Bullock, Alan (Louis Charles) 1914-2004
BULLOCK, Alan (Louis Charles) 1914-2004
OBITUARY NOTICE—
See index for CA sketch: Born December 13, 1914, in Trowbridge, Wiltshire, England; died February 2, 2004, in Oxford, England. Historian, educator, and author. Bullock, a founding Master of St. Catherine's College, Oxford, was a leading scholar of modern history often remembered for his books on twentieth-century dictators. He attended Wadham College, Oxford, where he completed his M.A. in modern history with first-class honors in 1938. Unable to serve in the war because of asthma, Bullock spent World War II as a diplomatic correspondent for the British Broadcasting Corp. He then joined the faculty at Oxford as fellow, dean, and tutor in modern history at New College. From 1952 to 1962 he was censor for the St. Catherine's Society, which led to his position as master of the college from 1961 to 1980. For four years, from 1969 to 1973, he also served as vice chancellor. Before publishing his own history books, Bullock notably worked with Winston Churchill on the former British prime minister's A History of the English-speaking Peoples. Bullock himself gained great acclaim for his first authored history, Hitler, A Study in Tyranny (1952; revised edition, 1962), which drew heavily on the transcripts from the Nuremberg trials; much later, in 1991, he wrote another important book on dictatorships titled Hitler and Stalin: Parallel Lives. Knighted in 1972, Bullock was made a life peer in 1976, becoming Baron Bullock of Leafield. He spent his later years in various advisory occupations, including as director of the Observer in the late 1970s and as a member of the board of trustees at the Tate Gallery.

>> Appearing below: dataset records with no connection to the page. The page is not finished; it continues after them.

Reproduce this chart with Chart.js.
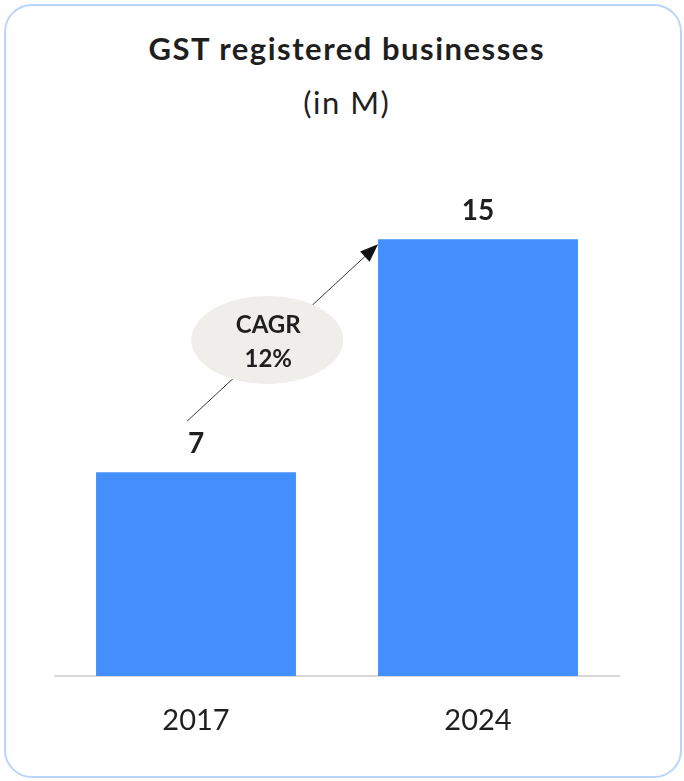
<!DOCTYPE html>
<html>
<head>
<meta charset="utf-8">
<title>GST registered businesses</title>
<script src="https://cdn.jsdelivr.net/npm/chart.js@4/dist/chart.umd.min.js"></script>
<style>
  html, body { margin: 0; padding: 0; background: #ffffff; }
  #wrap { position: relative; width: 684px; height: 781px; overflow: hidden; }
  #card {
    position: absolute; left: 4px; top: 4px; width: 678px; height: 774px;
    box-sizing: border-box; border: 2px solid #b9d5fb; border-radius: 28px;
  }
  .ttl {
    position: absolute; left: 0; width: 692px; text-align: center;
    font-family: Lato, "Open Sans", sans-serif; font-size: 31px; line-height: 31px;
    letter-spacing: 1.5px; padding-left: 1.5px; box-sizing: border-box;
    color: #1f1f1f; white-space: nowrap;
  }
  #title { top: 33px; font-weight: 700; }
  #subtitle { top: 87px; font-weight: 400; }
  canvas { position: absolute; left: 0; top: 0; }
</style>
</head>
<body>
<div id="wrap">
  <div id="card"></div>
  <div class="ttl" id="title">GST registered businesses</div>
  <div class="ttl" id="subtitle">(in M)</div>
  <canvas id="chart" width="684" height="781"></canvas>
</div>
<script>
// Registered businesses, in millions
const years = ['2017', '2024'];
const businesses = [7, 15];
const barColor = '#4390fd';
const textColor = '#1f1f1f';
const fontFamily = 'Lato, "Open Sans", sans-serif';

// Compound annual growth between the first and last year
const span = Number(years[years.length - 1]) - Number(years[0]);
const cagr = Math.pow(businesses[businesses.length - 1] / businesses[0], 1 / span) - 1;
const cagrText = Math.round(cagr * 100) + '%';

// Value labels above each bar, plus the CAGR arrow and bubble
const annotations = {
  id: 'annotations',
  afterDatasetsDraw(chart) {
    const ctx = chart.ctx;
    const bars = chart.getDatasetMeta(0).data;

    ctx.save();
    ctx.fillStyle = textColor;
    ctx.font = 'bold 28px ' + fontFamily;
    ctx.textAlign = 'center';
    ctx.textBaseline = 'alphabetic';
    bars.forEach((bar, i) => {
      ctx.fillText(String(businesses[i]), bar.x, bar.y - 19);
    });

    // arrow from above the first label to the top-left corner of the last bar
    const first = bars[0];
    const last = bars[bars.length - 1];
    const x1 = first.x - 9, y1 = first.y - 51;
    const x2 = last.x - last.width / 2, y2 = last.y + 5;
    const ang = Math.atan2(y2 - y1, x2 - x1);
    const headLen = 18, headHalf = 7;

    ctx.strokeStyle = '#3a3a3a';
    ctx.lineWidth = 1;
    ctx.beginPath();
    ctx.moveTo(x1, y1);
    ctx.lineTo(x2 - Math.cos(ang) * headLen * 0.8, y2 - Math.sin(ang) * headLen * 0.8);
    ctx.stroke();

    ctx.fillStyle = '#111111';
    ctx.beginPath();
    ctx.moveTo(x2, y2);
    ctx.lineTo(x2 - Math.cos(ang) * headLen - Math.sin(ang) * headHalf,
               y2 - Math.sin(ang) * headLen + Math.cos(ang) * headHalf);
    ctx.lineTo(x2 - Math.cos(ang) * headLen + Math.sin(ang) * headHalf,
               y2 - Math.sin(ang) * headLen - Math.cos(ang) * headHalf);
    ctx.closePath();
    ctx.fill();

    // CAGR bubble sitting on the arrow
    const t = 0.42;
    const cx = x1 + (x2 - x1) * t;
    const cy = y1 + (y2 - y1) * t - 7;
    ctx.fillStyle = '#efeeeb';
    ctx.beginPath();
    ctx.ellipse(cx, cy, 76, 44, 0, 0, Math.PI * 2);
    ctx.fill();

    ctx.fillStyle = textColor;
    ctx.font = 'bold 24px ' + fontFamily;
    ctx.fillText('CAGR', cx + 1, cy - 7);
    ctx.fillText(cagrText, cx + 1, cy + 27);
    ctx.restore();
  }
};

new Chart(document.getElementById('chart'), {
  type: 'bar',
  data: {
    labels: years,
    datasets: [{
      data: businesses,
      backgroundColor: barColor,
      borderWidth: 0,
      barPercentage: 0.709,
      categoryPercentage: 1.0
    }]
  },
  options: {
    responsive: false,
    animation: false,
    devicePixelRatio: 1,
    layout: { padding: { left: 55, right: 65, top: 152, bottom: 0 } },
    plugins: {
      legend: { display: false },
      title: { display: false },
      tooltip: { enabled: false }
    },
    scales: {
      x: {
        grid: { display: false, drawTicks: false },
        border: { display: true, color: '#d9d9d9', width: 2 },
        ticks: {
          color: textColor,
          padding: 27,
          font: { family: fontFamily, size: 29, weight: '400' }
        },
        afterFit(scale) { scale.height = 105; }
      },
      y: {
        display: false,
        min: 0,
        max: 18
      }
    }
  },
  plugins: [annotations]
});
</script>
</body>
</html>
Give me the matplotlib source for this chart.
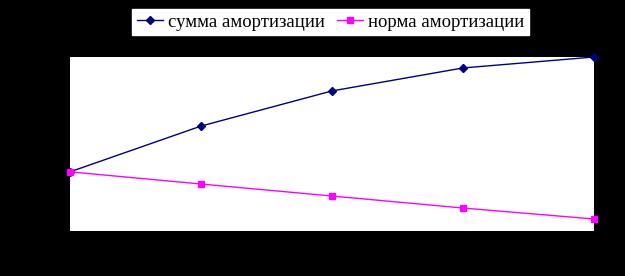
import matplotlib
matplotlib.use("Agg")
import matplotlib.pyplot as plt

periods = [1, 2, 3, 4, 5]
summa = [34.0, 60.3, 80.5, 93.7, 100.0]
norma = [34.0, 27.0, 20.1, 13.2, 6.9]
labels = ["сумма амортизации", "норма амортизации"]

fig = plt.figure(figsize=(6.25, 2.76), dpi=100, facecolor="black")
ax = fig.add_axes([70/625, 45/276, 524/625, 174/276])
ax.set_facecolor("white")
l1, = ax.plot(periods, summa, color="#000080", lw=1.0, marker="D", ms=4.5,
              markerfacecolor="#000080", markeredgecolor="#000080", label=labels[0], clip_on=False)
l2, = ax.plot(periods, norma, color="#FF00FF", lw=1.0, marker="s", ms=5,
              markerfacecolor="#FF00FF", markeredgecolor="#FF00FF", label=labels[1], clip_on=False)
ax.set_xlim(1, 5)
ax.set_ylim(0, 100)
ax.set_xticks([])
ax.set_yticks([])
for s in ax.spines.values():
    s.set_visible(False)

leg = fig.legend(handles=[l1, l2], loc="center", bbox_to_anchor=(330.5/625, 1 - 22/276),
                 ncol=2, frameon=True, fancybox=False, framealpha=1, edgecolor="white",
                 facecolor="white", borderpad=0.25, handlelength=1.4, handletextpad=0.27,
                 columnspacing=0.64, prop={"family": "Liberation Serif", "size": 13.5},
                 markerscale=0.8)
fig.savefig("out.png", dpi=100, facecolor="black")
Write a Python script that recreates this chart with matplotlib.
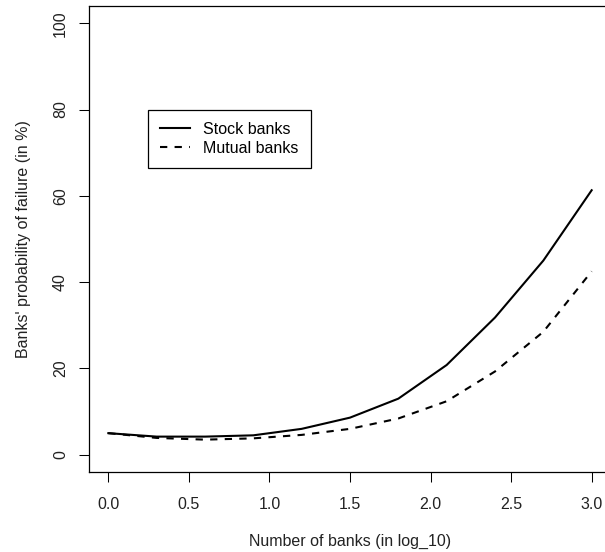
import matplotlib.pyplot as plt

plt.rcParams["font.family"] = ["Liberation Sans", "DejaVu Sans"]

# data
log_banks = [0.0, 0.3, 0.6, 0.9, 1.2, 1.5, 1.8, 2.1, 2.4, 2.7, 3.0]
stock_pf  = [5.0, 4.2, 4.2, 4.5, 6.0, 8.6, 13.0, 20.8, 31.8, 45.0, 61.3]
mutual_pf = [5.0, 3.9, 3.5, 3.8, 4.6, 6.0, 8.4, 12.4, 19.3, 28.5, 42.5]

xticks = [0.0, 0.5, 1.0, 1.5, 2.0, 2.5, 3.0]
yticks = [0, 20, 40, 60, 80, 100]

fs = 11.5

fig = plt.figure(figsize=(6.05, 5.52), dpi=100)
# right edge of the box is cut off in the reference
ax = fig.add_axes([89 / 605, 80 / 552, 522 / 605, 466 / 552])

ax.plot(log_banks, stock_pf, color="black", lw=1.5, solid_joinstyle="miter",
        label="Stock banks")
ax.plot(log_banks, mutual_pf, color="black", lw=1.5, dashes=(3.5, 3.5),
        label="Mutual banks")

ax.set_xlim(-0.12, 3.12)
ax.set_ylim(-4, 104)
ax.set_xticks(xticks)
ax.set_xticklabels([f"{t:.1f}" for t in xticks])
ax.set_yticks(yticks)
ax.set_yticklabels([str(t) for t in yticks], rotation=90, va="center")

ax.tick_params(axis="both", length=7.2, width=0.75, labelsize=fs,
               color="black", labelcolor="#222222")
ax.tick_params(axis="x", pad=10.5)
ax.tick_params(axis="y", pad=8)
for s in ax.spines.values():
    s.set_linewidth(0.9)

ax.set_xlabel("Number of banks (in log_10)", fontsize=fs, color="#222222",
              labelpad=16)
ax.set_ylabel("Banks' probability of failure (in %)", fontsize=fs,
              color="#222222", labelpad=16)

leg = ax.legend(loc="upper left", bbox_to_anchor=(0.113, 0.777),
                fontsize=fs, frameon=True, fancybox=False,
                edgecolor="black", framealpha=1.0, handlelength=1.88,
                borderpad=0.75, labelspacing=0.25, handletextpad=0.84,
                borderaxespad=0)
leg.get_frame().set_linewidth(0.9)

plt.savefig("out.png", dpi=100)
plt.close()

Among his other published works are the ambitious three-volume biography The Life and Times of Ernest Bevin (1960-83), Twentieth-Century Genius: 250 Biographies of the People Who Shaped the Greatest Period in Human History (1981), and Building Jerusalem: A Portrait of My Father (2000).
OBITUARIES AND OTHER SOURCES:
PERIODICALS
Independent (London, England), February 3, 2004, p. 16.
Los Angeles Times, February 4, 2004, p. B11.
New York Times, February 5, 2004, p. A29.
Times (London, England), February 3, 2004, p. 29.
Washington Post, February 4, 2004, p. B6.